◆ SHORT TASK ◆
Do not include the pictures; repeat the rest of the data exactly.

# START OF GIVEN MATERIAL

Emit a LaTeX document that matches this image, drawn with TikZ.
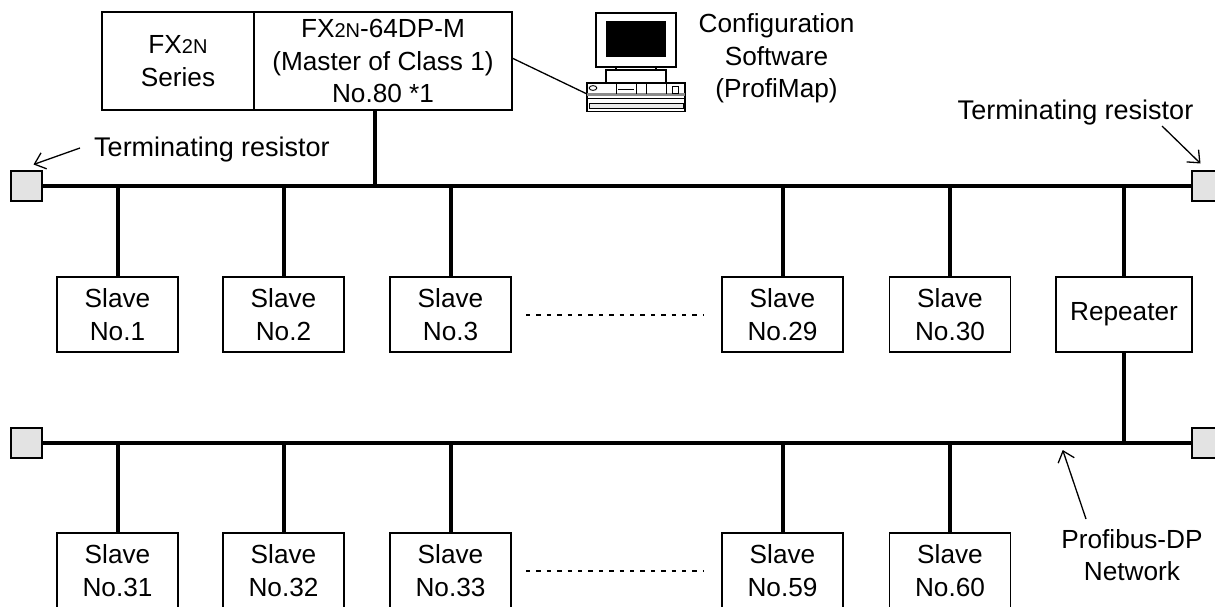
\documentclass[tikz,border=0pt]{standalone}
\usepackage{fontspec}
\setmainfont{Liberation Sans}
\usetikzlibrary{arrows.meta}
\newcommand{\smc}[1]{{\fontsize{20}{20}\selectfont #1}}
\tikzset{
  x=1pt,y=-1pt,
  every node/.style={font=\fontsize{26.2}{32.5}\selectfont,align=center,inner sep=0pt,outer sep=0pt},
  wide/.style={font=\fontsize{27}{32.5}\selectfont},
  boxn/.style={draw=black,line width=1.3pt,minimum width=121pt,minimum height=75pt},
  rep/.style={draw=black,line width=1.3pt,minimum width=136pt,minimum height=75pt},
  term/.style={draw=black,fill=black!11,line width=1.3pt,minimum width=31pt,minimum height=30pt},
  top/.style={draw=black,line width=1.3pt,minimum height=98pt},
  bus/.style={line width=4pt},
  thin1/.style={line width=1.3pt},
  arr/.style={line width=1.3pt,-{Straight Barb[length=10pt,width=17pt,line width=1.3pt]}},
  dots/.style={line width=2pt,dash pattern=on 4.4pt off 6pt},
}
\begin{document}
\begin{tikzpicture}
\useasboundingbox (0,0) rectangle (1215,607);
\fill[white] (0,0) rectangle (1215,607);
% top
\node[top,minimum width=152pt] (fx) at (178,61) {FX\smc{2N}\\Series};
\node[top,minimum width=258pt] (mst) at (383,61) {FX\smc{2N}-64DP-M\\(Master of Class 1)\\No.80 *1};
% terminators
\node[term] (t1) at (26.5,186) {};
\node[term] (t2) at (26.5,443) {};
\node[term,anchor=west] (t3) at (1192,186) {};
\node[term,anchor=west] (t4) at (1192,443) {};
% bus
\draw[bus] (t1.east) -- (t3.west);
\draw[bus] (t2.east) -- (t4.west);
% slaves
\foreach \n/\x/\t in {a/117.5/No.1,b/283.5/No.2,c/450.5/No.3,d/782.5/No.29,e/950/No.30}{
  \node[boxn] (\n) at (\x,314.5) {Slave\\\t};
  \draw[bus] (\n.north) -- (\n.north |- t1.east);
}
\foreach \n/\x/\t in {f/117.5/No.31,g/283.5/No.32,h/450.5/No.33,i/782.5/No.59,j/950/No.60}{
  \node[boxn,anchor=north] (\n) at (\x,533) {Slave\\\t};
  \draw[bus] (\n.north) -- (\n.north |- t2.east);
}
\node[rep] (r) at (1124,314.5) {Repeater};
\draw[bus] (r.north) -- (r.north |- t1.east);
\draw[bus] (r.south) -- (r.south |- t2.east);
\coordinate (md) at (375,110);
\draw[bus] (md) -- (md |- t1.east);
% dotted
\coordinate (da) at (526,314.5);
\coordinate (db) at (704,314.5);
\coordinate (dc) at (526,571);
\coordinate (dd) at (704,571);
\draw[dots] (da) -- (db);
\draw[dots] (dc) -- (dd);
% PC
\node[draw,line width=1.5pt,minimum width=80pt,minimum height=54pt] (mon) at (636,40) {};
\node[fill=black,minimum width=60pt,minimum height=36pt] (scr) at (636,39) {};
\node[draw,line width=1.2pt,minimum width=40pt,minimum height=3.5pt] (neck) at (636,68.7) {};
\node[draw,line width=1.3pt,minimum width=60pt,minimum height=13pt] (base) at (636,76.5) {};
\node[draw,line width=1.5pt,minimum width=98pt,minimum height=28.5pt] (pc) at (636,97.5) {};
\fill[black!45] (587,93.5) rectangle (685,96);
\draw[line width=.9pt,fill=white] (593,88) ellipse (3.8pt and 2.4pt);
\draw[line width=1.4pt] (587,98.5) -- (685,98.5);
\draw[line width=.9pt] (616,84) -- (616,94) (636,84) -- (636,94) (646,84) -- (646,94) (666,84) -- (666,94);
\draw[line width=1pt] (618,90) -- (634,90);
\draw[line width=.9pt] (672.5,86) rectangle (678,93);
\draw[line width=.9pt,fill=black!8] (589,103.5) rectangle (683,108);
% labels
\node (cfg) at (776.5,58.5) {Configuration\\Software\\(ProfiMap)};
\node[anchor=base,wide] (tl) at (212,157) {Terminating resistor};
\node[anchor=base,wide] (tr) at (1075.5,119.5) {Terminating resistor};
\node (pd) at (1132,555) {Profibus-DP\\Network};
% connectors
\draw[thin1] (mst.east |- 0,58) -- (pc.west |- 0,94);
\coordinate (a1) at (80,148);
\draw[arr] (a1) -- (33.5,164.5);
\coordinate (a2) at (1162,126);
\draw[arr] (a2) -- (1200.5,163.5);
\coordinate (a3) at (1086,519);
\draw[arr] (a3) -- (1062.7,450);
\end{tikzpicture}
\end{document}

# END OF GIVEN MATERIAL

◆ ANSWER FOR THE TASK ◆
Emit a LaTeX document that matches this image, drawn with TikZ.
\documentclass[tikz,border=0pt]{standalone}
\usepackage{fontspec}
\setmainfont{Liberation Sans}
\usetikzlibrary{arrows.meta}
\newcommand{\smc}[1]{{\fontsize{20}{20}\selectfont #1}}
\tikzset{
  x=1pt,y=-1pt,
  every node/.style={font=\fontsize{26.2}{32.5}\selectfont,align=center,inner sep=0pt,outer sep=0pt},
  wide/.style={font=\fontsize{27}{32.5}\selectfont},
  boxn/.style={draw=black,line width=1.3pt,minimum width=121pt,minimum height=75pt},
  rep/.style={draw=black,line width=1.3pt,minimum width=136pt,minimum height=75pt},
  term/.style={draw=black,fill=black!11,line width=1.3pt,minimum width=31pt,minimum height=30pt},
  top/.style={draw=black,line width=1.3pt,minimum height=98pt},
  bus/.style={line width=4pt},
  thin1/.style={line width=1.3pt},
  arr/.style={line width=1.3pt,-{Straight Barb[length=10pt,width=17pt,line width=1.3pt]}},
  dots/.style={line width=2pt,dash pattern=on 4.4pt off 6pt},
}
\begin{document}
\begin{tikzpicture}
\useasboundingbox (0,0) rectangle (1215,607);
\fill[white] (0,0) rectangle (1215,607);
% top
\node[top,minimum width=152pt] (fx) at (178,61) {FX\smc{2N}\\Series};
\node[top,minimum width=258pt] (mst) at (383,61) {FX\smc{2N}-64DP-M\\(Master of Class 1)\\No.80 *1};
% terminators
\node[term] (t1) at (26.5,186) {};
\node[term] (t2) at (26.5,443) {};
\node[term,anchor=west] (t3) at (1192,186) {};
\node[term,anchor=west] (t4) at (1192,443) {};
% bus
\draw[bus] (t1.east) -- (t3.west);
\draw[bus] (t2.east) -- (t4.west);
% slaves
\foreach \n/\x/\t in {a/117.5/No.1,b/283.5/No.2,c/450.5/No.3,d/782.5/No.29,e/950/No.30}{
  \node[boxn] (\n) at (\x,314.5) {Slave\\\t};
  \draw[bus] (\n.north) -- (\n.north |- t1.east);
}
\foreach \n/\x/\t in {f/117.5/No.31,g/283.5/No.32,h/450.5/No.33,i/782.5/No.59,j/950/No.60}{
  \node[boxn,anchor=north] (\n) at (\x,533) {Slave\\\t};
  \draw[bus] (\n.north) -- (\n.north |- t2.east);
}
\node[rep] (r) at (1124,314.5) {Repeater};
\draw[bus] (r.north) -- (r.north |- t1.east);
\draw[bus] (r.south) -- (r.south |- t2.east);
\coordinate (md) at (375,110);
\draw[bus] (md) -- (md |- t1.east);
% dotted
\coordinate (da) at (526,314.5);
\coordinate (db) at (704,314.5);
\coordinate (dc) at (526,571);
\coordinate (dd) at (704,571);
\draw[dots] (da) -- (db);
\draw[dots] (dc) -- (dd);
% PC
\node[draw,line width=1.5pt,minimum width=80pt,minimum height=54pt] (mon) at (636,40) {};
\node[fill=black,minimum width=60pt,minimum height=36pt] (scr) at (636,39) {};
\node[draw,line width=1.2pt,minimum width=40pt,minimum height=3.5pt] (neck) at (636,68.7) {};
\node[draw,line width=1.3pt,minimum width=60pt,minimum height=13pt] (base) at (636,76.5) {};
\node[draw,line width=1.5pt,minimum width=98pt,minimum height=28.5pt] (pc) at (636,97.5) {};
\fill[black!45] (587,93.5) rectangle (685,96);
\draw[line width=.9pt,fill=white] (593,88) ellipse (3.8pt and 2.4pt);
\draw[line width=1.4pt] (587,98.5) -- (685,98.5);
\draw[line width=.9pt] (616,84) -- (616,94) (636,84) -- (636,94) (646,84) -- (646,94) (666,84) -- (666,94);
\draw[line width=1pt] (618,90) -- (634,90);
\draw[line width=.9pt] (672.5,86) rectangle (678,93);
\draw[line width=.9pt,fill=black!8] (589,103.5) rectangle (683,108);
% labels
\node (cfg) at (776.5,58.5) {Configuration\\Software\\(ProfiMap)};
\node[anchor=base,wide] (tl) at (212,157) {Terminating resistor};
\node[anchor=base,wide] (tr) at (1075.5,119.5) {Terminating resistor};
\node (pd) at (1132,555) {Profibus-DP\\Network};
% connectors
\draw[thin1] (mst.east |- 0,58) -- (pc.west |- 0,94);
\coordinate (a1) at (80,148);
\draw[arr] (a1) -- (33.5,164.5);
\coordinate (a2) at (1162,126);
\draw[arr] (a2) -- (1200.5,163.5);
\coordinate (a3) at (1086,519);
\draw[arr] (a3) -- (1062.7,450);
\end{tikzpicture}
\end{document}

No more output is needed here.